BEAST NEST and MIRROR FRAME both perform solo experimental electronic works that take a decidedly spiritual approach to politics and sound. From conjuring noisy spirits to enacting ritual magic, BEAST NEST + MIRROR FRAME aim in different ways to transform the gendered and racialized experiences of trauma and systemic violence. Directly embracing the decolonization of musical languages BEAST NEST channels the echoes of depression and the horror of structural oppression into ethereal compositions that function equally as balm and alarm. MIRROR FRAME’s textured generative compositions alchemically pull at the fraughtness of technology and the body through sonic explorations of the possibilities of healing.

BEAST NEST

www.sharmi.info
beastnest.bandcamp.com
BEAST NEST aka SHARMI BASU is an Oakland born and based South Asian woman of color creating experimental music as a means of decolonizing musical language. She attempts to catalyze a political, yet ethereal aesthetic by combining her anti-colonial and anti-imperialist politics with a commitment to spirituality within the arts. BEAST NEST is Sharmi’s primary performing project, utilizes an unwavering depression and restrained horror to channel left-eyed spirits. She is an MFA graduate from the Center for Contemporary Music at Mills College in Electronic Music and Recording Media and has worked with Fred Frith, Roscoe Mitchell, John Bischoff, Pauline Oliveros, Chris Brown, Maggi Payne, and more. Her workshops on “Decolonizing Sound” have been featured at the International Society for Improvised Music, the Empowering Women of Color Conference, and have reached international audiences. She specializes in new media controllers, improvisation in electronic music, and intersectionality within music and social justice. She also founded and hosts an all people-of-color improvisation and performance group called the MARA Performance Collective in Oakland, CA and was an organizer the Universe is Lit: A Bay Area Black and Brown Punk Fest.

MIRRORFRAME

beastnest.bandcamp.com
MIRROR FRAME is the solo electronic sound project of artist Alison Burdeny, a disabled Transwoman living and creating on Treaty One territory.
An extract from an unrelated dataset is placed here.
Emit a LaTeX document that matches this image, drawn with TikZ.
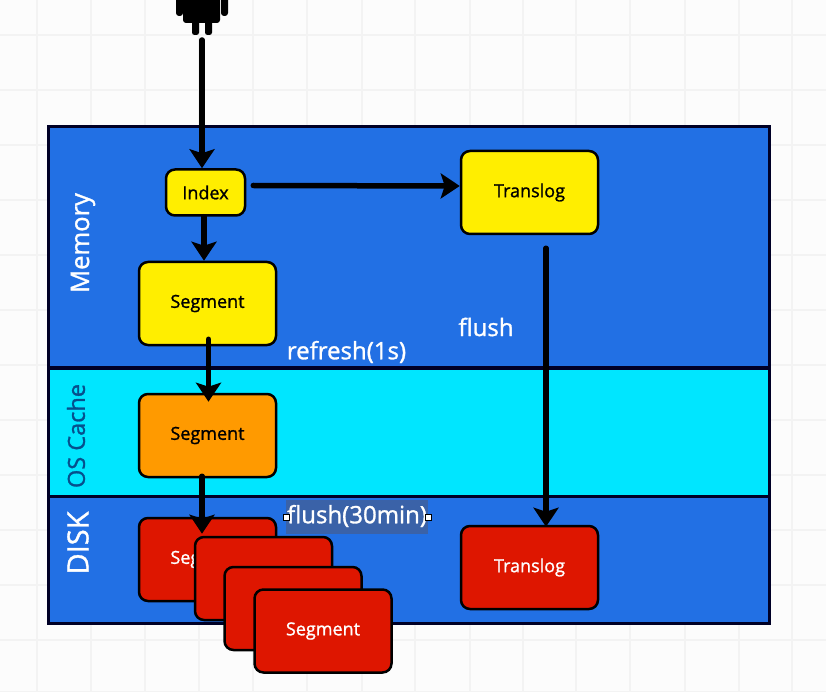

Her practice incorporates years of self-taught experimentation with sound
design, multi-instrumental performance, technological research to create compositions that weave synthesis, cyberpunk aesthetic, Queer self-healing practices, and magic spells into vast aural textures. Her works have been performed in Treaty One, Treaty Four, and on Unceded Coast Salish territories with recent performances including Temporal Contours, [bend] festival, and Tidal-Signal Sound Festival.

FREE PUBLIC WORKSHOP

DECOLONIZING SOUND: PRESENCE AND LIBERATION
The Output 218-100 Arthur St

Workshop by Sharmi Basu
No pre-registration required
Sharmi Basu will facilitate a workshop that aims to create intersectional conversations around resistance, music, race, gender, and spirituality. This workshop will work together to discuss what it means to create space for our selves with sound and ways that our art practices intersect with greater political movements and our own personal struggles. Ultimately this workshop will seek to redefine liberation through creativity and presence. We will shed light on ways in which improvisation and playing music can help marginalized people reclaim and create new identities and languages despite the distortion of and violence upon our cultures, work, and genders that have historically oppressed us. Decolonizing sound can mean decolonizing our given languages into ones we create for ourselves. What are the ways sound can be used to challenge capitalism, the police state, heteronormativity, racism, and gendered violence?

Accessible building with elevator, entrance with lift on King street and Bannatyne.

SHARMI BASU is an Oakland born and based South Asian woman of color creating experimental music as a means of decolonizing musical language. She attempts to catalyze a political, yet ethereal aesthetic by combining her anti-colonial and anti-imperialist politics with a commitment to spirituality within the arts. BEAST NEST is Sharmi’s primary performing project, utilizes an unwavering depression and restrained horror to channel left-eyed spirits. She is an MFA graduate from the Center for Contemporary Music at Mills College in Electronic Music and Recording Media and has worked with Fred Frith, Roscoe Mitchell, John Bischoff, Pauline Oliveros, Chris Brown, Maggi Payne, and more. Her workshops on “Decolonizing Sound” have been featured at the International Society for Improvised Music, the Empowering Women of Color Conference, and have reached international audiences. She specializes in new media controllers, improvisation in electronic music, and intersectionality within music and social justice. She also founded and hosts an all people-of-color improvisation and performance group called the MARA Performance Collective in Oakland, CA and was an organizer the Universe is Lit: A Bay Area Black and Brown Punk Fest.